Luciano, dietro Made in Italy c’era la voglia di raccontare i contrasti del paese attraverso gli occhi della classa operaia?
Ligabue: «Partiamo da un presupposto: per quanto riguarda la classe operaia, confesso di non saperne parlare, pur volendo dare nuova dignità proprio a questa classe citata. Per quanto riguarda tutto il resto, ho seguito il mio istinto: da 30 anni faccio un mestiere che mi ha reso un personaggio pubblico, e i miei amici d’infanzia sono la realtà che frequento di più; la possibilità di provare a dare voce proprio a loro, personaggio per personaggio, e di conseguenza a tutte quelle persone che non urlano e non strepitano ma svolgono la loro vita in silenzio non lamentandosi mai.»
La generazione di mezz’età che difficilmente riesce ad inserirsi nel tessuto sociale del paese secondo te si sentirà rappresentata nel film?
Ligabue: «Tutto il progetto nasce da un seme ripreso nel film in un breve momento, ed è la canzone Non ho che te: è la storia di un uomo che perde il posto di lavoro compiuta la mezz’età e difficilmente ne trova un altro. Questa parte non c’è nel concept album, lo confesso, ma volevo lo stesso inserirla e raccontarla nel film, narrare come Riko possa perdere un proprio posto identitario, senza più sapere chi è e diventando così fragile, perdendo tutte le proprio certezze.
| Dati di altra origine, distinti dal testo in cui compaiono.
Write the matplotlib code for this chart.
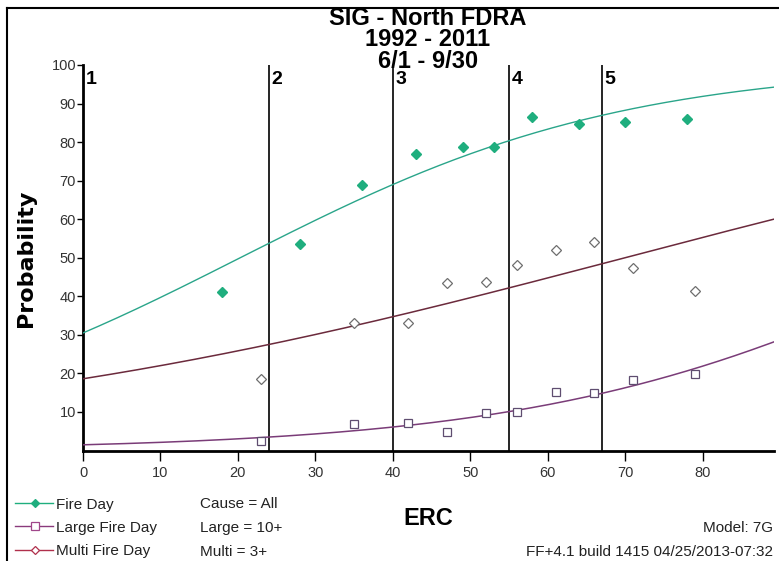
import numpy as np
import matplotlib
matplotlib.use("Agg")
import matplotlib.pyplot as plt
from matplotlib.lines import Line2D

# ---- data ----
fire_erc = [18, 28, 36, 43, 49, 53, 58, 64, 70, 78]
fire_prob = [41, 53.5, 69, 77, 78.7, 78.6, 86.5, 84.8, 85.2, 86]

large_erc = [23, 35, 42, 47, 52, 56, 61, 66, 71, 79]
large_prob = [2.4, 7.0, 7.2, 4.8, 9.6, 10.1, 15.3, 14.9, 18.2, 19.8]

multi_erc = [23, 35, 42, 47, 52, 56, 61, 66, 71, 79]
multi_prob = [18.6, 33.2, 33.1, 43.5, 43.8, 48.2, 51.9, 54.2, 47.4, 41.5]

# logistic model coefficients (intercept, slope) for each fitted curve
fire_coef = (-0.824, 0.0406)
large_coef = (-4.20, 0.0366)
multi_coef = (-1.476, 0.0211)

zone_breaks = [24, 40, 55, 67]
zone_labels = ["1", "2", "3", "4", "5"]

x_ticks = [0, 10, 20, 30, 40, 50, 60, 70, 80]
y_ticks = [10, 20, 30, 40, 50, 60, 70, 80, 90, 100]

title_lines = ["SIG - North FDRA", "1992 - 2011", "6/1 - 9/30"]

# ---- styling ----
W, H = 779, 561
FONT = "Liberation Sans"
c_fire = "#1fae7e"
c_fire_line = "#2aa58a"
c_large = "#7a3c78"
c_large_mk = "#5f4d70"
c_multi = "#6b2a3c"
c_multi_mk = "#6e6e6e"

plt.rcParams["font.family"] = [FONT, "DejaVu Sans"]

fig = plt.figure(figsize=(W / 100, H / 100), dpi=100)


def fx(px):
    return px / W


def fy(py):
    return 1 - py / H


ax_left, ax_right = 83, 774
ax_top, ax_bottom = 65, 450.5
ax = fig.add_axes([fx(ax_left), fy(ax_bottom), (ax_right - ax_left) / W,
                   (ax_bottom - ax_top) / H])

xmax = 89.2
ax.set_xlim(0, xmax)
ax.set_ylim(0, 100)

xs = np.linspace(0, xmax, 300)


def logistic(coef, x):
    a, b = coef
    return 100.0 / (1.0 + np.exp(-(a + b * x)))


ax.plot(xs, logistic(fire_coef, xs), color=c_fire_line, lw=1.0, zorder=3)
ax.plot(xs, logistic(multi_coef, xs), color=c_multi, lw=1.1, zorder=3)
ax.plot(xs, logistic(large_coef, xs), color=c_large, lw=1.1, zorder=3)

ax.plot(fire_erc, fire_prob, ls="none", marker="D", ms=4.8,
        mfc=c_fire, mec=c_fire, zorder=4)
ax.plot(large_erc, large_prob, ls="none", marker="s", ms=6.0,
        mfc="white", mec=c_large_mk, mew=0.9, zorder=4)
ax.plot(multi_erc, multi_prob, ls="none", marker="D", ms=5.3,
        mfc="white", mec=c_multi_mk, mew=0.9, zorder=4)

# staffing-level zone boundaries
for xb in zone_breaks:
    ax.plot([xb, xb], [0, 100], color="black", lw=1.2, zorder=2)
for xb, lab in zip([0] + zone_breaks, zone_labels):
    ax.annotate(lab, xy=(xb, 95.0), xytext=(2.5, 0), textcoords="offset pixels",
                ha="left", va="baseline", fontsize=14, fontweight="bold",
                fontfamily=FONT, color="black")

for s in ["top", "right"]:
    ax.spines[s].set_visible(False)
ax.spines["left"].set_linewidth(2.0)
ax.spines["bottom"].set_linewidth(2.0)

ax.set_xticks(x_ticks)
ax.set_yticks(y_ticks)
ax.tick_params(axis="x", direction="out", length=7, width=1, pad=4,
               labelsize=10.5, labelcolor="#333333")
ax.tick_params(axis="y", direction="out", length=4, width=1, pad=1,
               labelsize=10.5, labelcolor="#333333")

# three-line title as one text block (baseline is that of the last line)
fig.text(fx(428), fy(67.5), "\n".join(title_lines), ha="center", va="baseline",
         multialignment="center", linespacing=0.89,
         fontsize=17, fontweight="bold", color="black")

fig.text(fx(26), fy(258), "Probability", rotation=90, ha="center",
         va="center", fontsize=16, fontweight="bold",
         family=["DejaVu Sans"], color="black")
fig.text(fx(428), fy(525), "ERC", ha="center", va="baseline",
         fontsize=17, fontweight="bold", color="black")

# legend block
legend_rows = [
    ("Fire Day", c_fire, "D", c_fire, c_fire, 4.0),
    ("Large Fire Day", "#8a3a7c", "s", "white", "#a0468a", 5.5),
    ("Multi Fire Day", "#b0304c", "D", "white", "#b0304c", 4.0),
]
row_line_y = [503, 526, 550]
row_base_y = [508.5, 532, 555.5]
for (lab, lc, mk, mfc, mec, ms), ly, by in zip(legend_rows, row_line_y, row_base_y):
    fig.add_artist(Line2D([fx(15), fx(53)], [fy(ly), fy(ly)], color=lc, lw=1.0,
                          transform=fig.transFigure))
    fig.add_artist(Line2D([fx(35)], [fy(ly)], ls="none", marker=mk, ms=ms,
                          mfc=mfc, mec=mec, mew=0.9, transform=fig.transFigure))
    fig.text(fx(56), fy(by), lab, ha="left", va="baseline", fontsize=11,
             color="#222222")

for txt, by in zip(["Cause = All", "Large = 10+", "Multi = 3+"], row_base_y):
    fig.text(fx(200), fy(by), txt, ha="left", va="baseline", fontsize=11,
             color="#222222")

fig.text(fx(773), fy(532), "Model: 7G", ha="right", va="baseline",
         fontsize=11, color="#222222")
fig.text(fx(773), fy(555.5), "FF+4.1 build 1415 04/25/2013-07:32", ha="right",
         va="baseline", fontsize=11, color="#222222")

# outer frame (top and left edges)
fig.add_artist(Line2D([fx(6.5), fx(W)], [fy(8), fy(8)], color="black", lw=1.5,
                      transform=fig.transFigure))
fig.add_artist(Line2D([fx(6.5), fx(6.5)], [fy(8), fy(H)], color="black", lw=1.5,
                      transform=fig.transFigure))

fig.savefig("out.png", dpi=100)
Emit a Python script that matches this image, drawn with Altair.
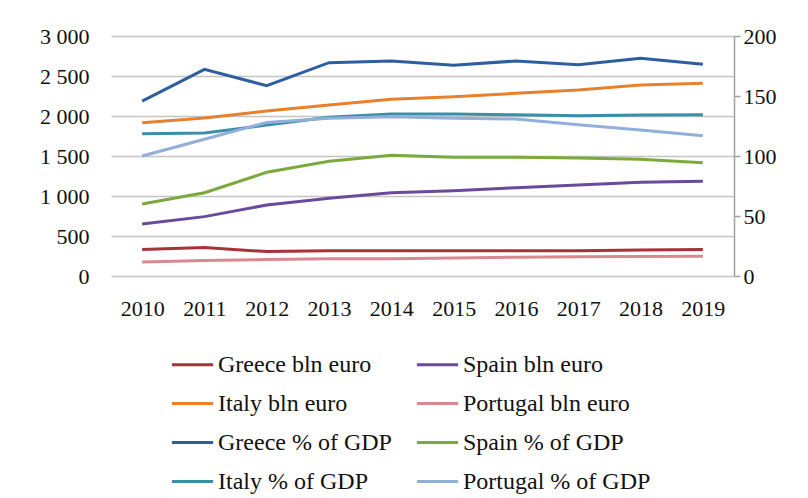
import altair as alt
import pandas as pd

years = [str(y) for y in range(2010, 2020)]

greece_bln = [330, 355, 305, 315, 315, 315, 315, 315, 325, 330]
spain_bln = [650, 742, 888, 971, 1042, 1067, 1104, 1138, 1171, 1183]
italy_bln = [1917, 1975, 2063, 2138, 2208, 2242, 2283, 2325, 2388, 2408]
portugal_bln = [175, 195, 205, 215, 215, 225, 235, 240, 245, 248]

greece_pct = [145.8, 172.2, 158.6, 177.8, 179.2, 175.6, 179.2, 176.1, 181.4, 176.4]
spain_pct = [60.0, 69.4, 86.4, 95.6, 100.6, 98.9, 98.9, 98.3, 97.2, 94.4]
italy_pct = [118.6, 119.2, 125.8, 132.2, 135.0, 135.0, 134.4, 133.6, 134.2, 134.4]
portugal_pct = [100.0, 113.9, 128.0, 131.4, 132.8, 131.4, 130.8, 126.1, 121.7, 116.9]

series_names = [
    "Greece bln euro", "Spain bln euro", "Italy bln euro", "Portugal bln euro",
    "Greece % of GDP", "Spain % of GDP", "Italy % of GDP", "Portugal % of GDP",
]
series_colors = [
    "#A8323A", "#6A4A9C", "#E8802E", "#DA8890",
    "#2F5E9E", "#7AAA3C", "#3A8EA8", "#92AEDA",
]
series_values = [
    greece_bln, spain_bln, italy_bln, portugal_bln,
    greece_pct, spain_pct, italy_pct, portugal_pct,
]

# legend is filled column by column (4 rows): reorder so rows read as in the reference
legend_order = [0, 2, 4, 6, 1, 3, 5, 7]
domain = [series_names[i] for i in legend_order]
rng = [series_colors[i] for i in legend_order]

rows = []
for name, vals in zip(series_names, series_values):
    for y, v in zip(years, vals):
        rows.append({"series": name, "year": y, "value": v,
                     "kind": "pct" if "%" in name else "bln"})
df = pd.DataFrame(rows)

FONT = "Liberation Serif"

color = alt.Color(
    "series:N",
    scale=alt.Scale(domain=domain, range=rng),
    sort=domain,
    legend=alt.Legend(
        title=None, orient="none", legendX=59, legendY=306, columns=2,
        symbolType="stroke", symbolSize=1700, symbolStrokeWidth=3,
        labelFont=FONT, labelFontSize=24, labelColor="#111111",
        columnPadding=18, rowPadding=4, labelOffset=3, padding=0,
        labelLimit=400,
    ),
)

x = alt.X(
    "year:O", title=None, sort=years,
    axis=alt.Axis(labelAngle=0, domain=False, ticks=False, labelPadding=22,
                  labelFont=FONT, labelFontSize=22, labelColor="#111111"),
)

left = alt.Chart(df).transform_filter(alt.datum.kind == "bln").mark_line(
    strokeWidth=3
).encode(
    x=x,
    y=alt.Y("value:Q", title=None,
            scale=alt.Scale(domain=[0, 3000], nice=False),
            axis=alt.Axis(values=[0, 500, 1000, 1500, 2000, 2500, 3000],
                          labelExpr="replace(format(datum.value, ','), ',', ' ')",
                          domain=False, ticks=False, labelPadding=22,
                          grid=True, gridColor="#C4C4C4", gridWidth=1.5,
                          labelFont=FONT, labelFontSize=22, labelColor="#111111")),
    color=color,
)

right = alt.Chart(df).transform_filter(alt.datum.kind == "pct").mark_line(
    strokeWidth=3
).encode(
    x=x,
    y=alt.Y("value:Q", title=None,
            scale=alt.Scale(domain=[0, 200], nice=False),
            axis=alt.Axis(orient="right", values=[0, 50, 100, 150, 200],
                          domain=True, domainColor="#A0A0A0", domainWidth=1.5,
                          ticks=True, tickColor="#A0A0A0", tickSize=6, tickWidth=1.5,
                          grid=False, labelPadding=3,
                          labelFont=FONT, labelFontSize=22, labelColor="#111111")),
    color=color,
)

chart = alt.layer(left, right).resolve_scale(y="independent").properties(
    width=623, height=240,
    autosize=alt.AutoSizeParams(type="none"),
    padding={"left": 111, "top": 36, "right": 74, "bottom": 222},
    background="white",
).configure_view(stroke=None)

chart.save("out.html", embed_options={"renderer": "svg", "actions": False})
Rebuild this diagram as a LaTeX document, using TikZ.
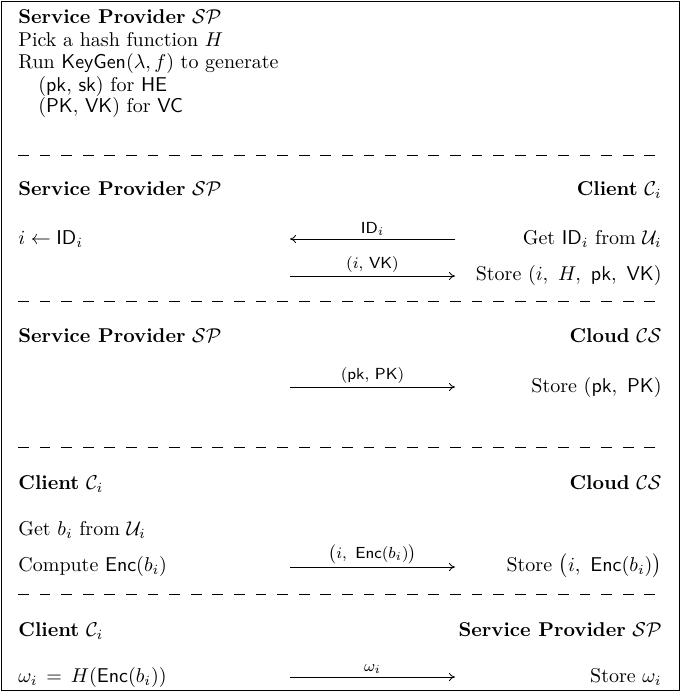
\documentclass[tikz,border=0pt]{standalone}
\usepackage{amsmath,amssymb}
\usetikzlibrary{arrows.meta,positioning}

\newcommand{\cSP}{\ensuremath{\mathcal{SP}}}
\newcommand{\cCS}{\ensuremath{\mathcal{CS}}}

\tikzset{
  lbl/.style={anchor=base west, inner sep=0pt},
  rbl/.style={anchor=base east, inner sep=0pt},
  msg/.style={-{To[length=3pt,width=4pt]}, line width=0.4pt},
  sepline/.style={dash pattern=on 5.4pt off 5.4pt, line width=0.4pt},
  tag/.style={font=\sffamily\footnotesize, above, inner sep=1.5pt}
}

\begin{document}
\begin{tikzpicture}[x=0.5pt, y=-0.5pt]
  \useasboundingbox (0,0) rectangle (680,691);
  \draw[line width=0.5pt] (1,1) rectangle (679,690);

  % Setup
  \node[lbl] (sp0) at (18,23) {\textbf{Service Provider} \cSP};
  \node[lbl] (hash) at (18,46) {Pick a hash function $H$};
  \node[lbl] (kgen) at (18,68) {Run $\mathsf{KeyGen}(\lambda, f)$ to generate};
  \node[lbl] (kHE) at (38,91) {$(\mathsf{pk},\, \mathsf{sk})$ for $\mathsf{HE}$};
  \node[lbl] (kVC) at (38,112) {$(\mathsf{PK},\, \mathsf{VK})$ for $\mathsf{VC}$};
  \coordinate (d1a) at (18,155); \coordinate (d1b) at (662,155);
  \draw[sepline] (d1a) -- (d1b);

  % Registration
  \node[lbl] (sp1) at (18,195) {\textbf{Service Provider} \cSP};
  \node[rbl] (cl1) at (662,195) {\textbf{Client} $\mathcal{C}_i$};
  \node[lbl] (idx) at (18,244) {$i \leftarrow \mathsf{ID}_i$};
  \node[rbl] (getid) at (662,244) {Get $\mathsf{ID}_i$ from $\mathcal{U}_i$};
  \node[rbl] (stvk) at (662,280) {Store $(i,\ H,\ \mathsf{pk},\ \mathsf{VK})$};
  \coordinate (m1a) at (455,239); \coordinate (m1b) at (290,239);
  \coordinate (m2a) at (290,276); \coordinate (m2b) at (455,276);
  \draw[msg] (m1a) -- node[tag] {$\mathsf{ID}_i$} (m1b);
  \draw[msg] (m2a) -- node[tag] {$(i,\,\mathsf{VK})$} (m2b);
  \coordinate (d2a) at (18,301); \coordinate (d2b) at (662,301);
  \draw[sepline] (d2a) -- (d2b);

  % Cloud setup
  \node[lbl] (sp2) at (18,342) {\textbf{Service Provider} \cSP};
  \node[rbl] (cs1) at (662,342) {\textbf{Cloud} \cCS};
  \node[rbl] (stpk) at (662,392) {Store $(\mathsf{pk},\ \mathsf{PK})$};
  \coordinate (m3a) at (290,387); \coordinate (m3b) at (455,387);
  \draw[msg] (m3a) -- node[tag] {$(\mathsf{pk},\,\mathsf{PK})$} (m3b);
  \coordinate (d3a) at (18,447); \coordinate (d3b) at (662,447);
  \draw[sepline] (d3a) -- (d3b);

  % Upload
  \node[lbl] (cl2) at (18,489) {\textbf{Client} $\mathcal{C}_i$};
  \node[rbl] (cs2) at (662,489) {\textbf{Cloud} \cCS};
  \node[lbl] (getb) at (18,535) {Get $b_i$ from $\mathcal{U}_i$};
  \node[lbl] (comp) at (18,571) {Compute $\mathsf{Enc}(b_i)$};
  \node[rbl] (stenc) at (662,571) {Store $\bigl(i,\ \mathsf{Enc}(b_i)\bigr)$};
  \coordinate (m4a) at (290,567); \coordinate (m4b) at (455,567);
  \draw[msg] (m4a) -- node[tag] {$\bigl(i,\ \mathsf{Enc}(b_i)\bigr)$} (m4b);
  \coordinate (d4a) at (18,594); \coordinate (d4b) at (662,594);
  \draw[sepline] (d4a) -- (d4b);

  % Digest
  \node[lbl] (cl3) at (18,636) {\textbf{Client} $\mathcal{C}_i$};
  \node[rbl] (sp3) at (662,636) {\textbf{Service Provider} \cSP};
  \node[lbl] (omg) at (18,682) {$\omega_i\, =\, H(\mathsf{Enc}(b_i))$};
  \node[rbl] (stom) at (662,682) {Store $\omega_i$};
  \coordinate (m5a) at (290,677); \coordinate (m5b) at (455,677);
  \draw[msg] (m5a) -- node[tag] {$\omega_i$} (m5b);
\end{tikzpicture}
\end{document}
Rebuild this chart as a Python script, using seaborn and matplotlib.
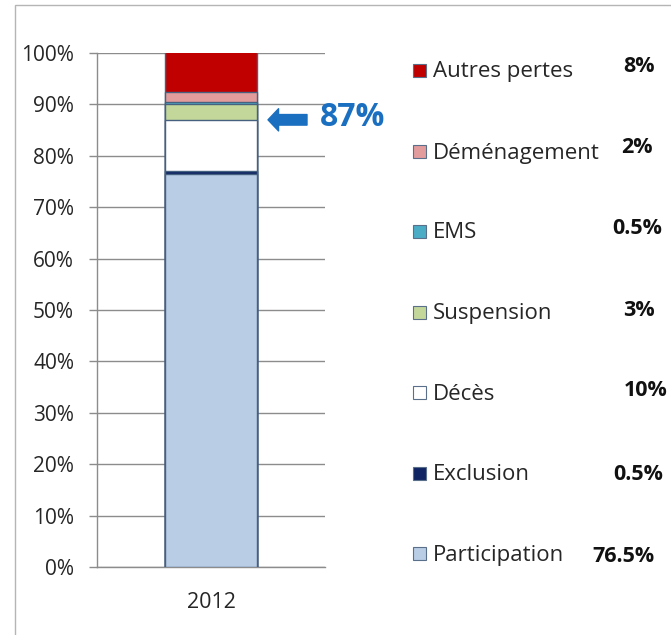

Il tempo acquista un altro senso e fa approdare Riko a una nuova crisi profonda. Con Radiofreccia avevo la tendenza a mettere la macchina da presa a picco, puntata verso terra, per ricordare che i personaggi vivevano nella Correggio degli anni 70’, i personaggi erano schiacciati a terra per narrare lo spazio attraverso le avventure di uno solo di loro. Quello è un ritratto generazionale, ma nella media cerco di raccontare una storia specifica nella quale anche gli altri si possano ritrovare.»
Luciano, un’ultima domanda: è possibile, secondo te, spezzare il cordone ombelicale con la provincia?
Ligabue: «Assolutamente no! Penso proprio di no perché, personalmente, ci vivo bene ed è la mia dimensione: ecco perché il mio raggio d’azione spesso è militato geograficamente.»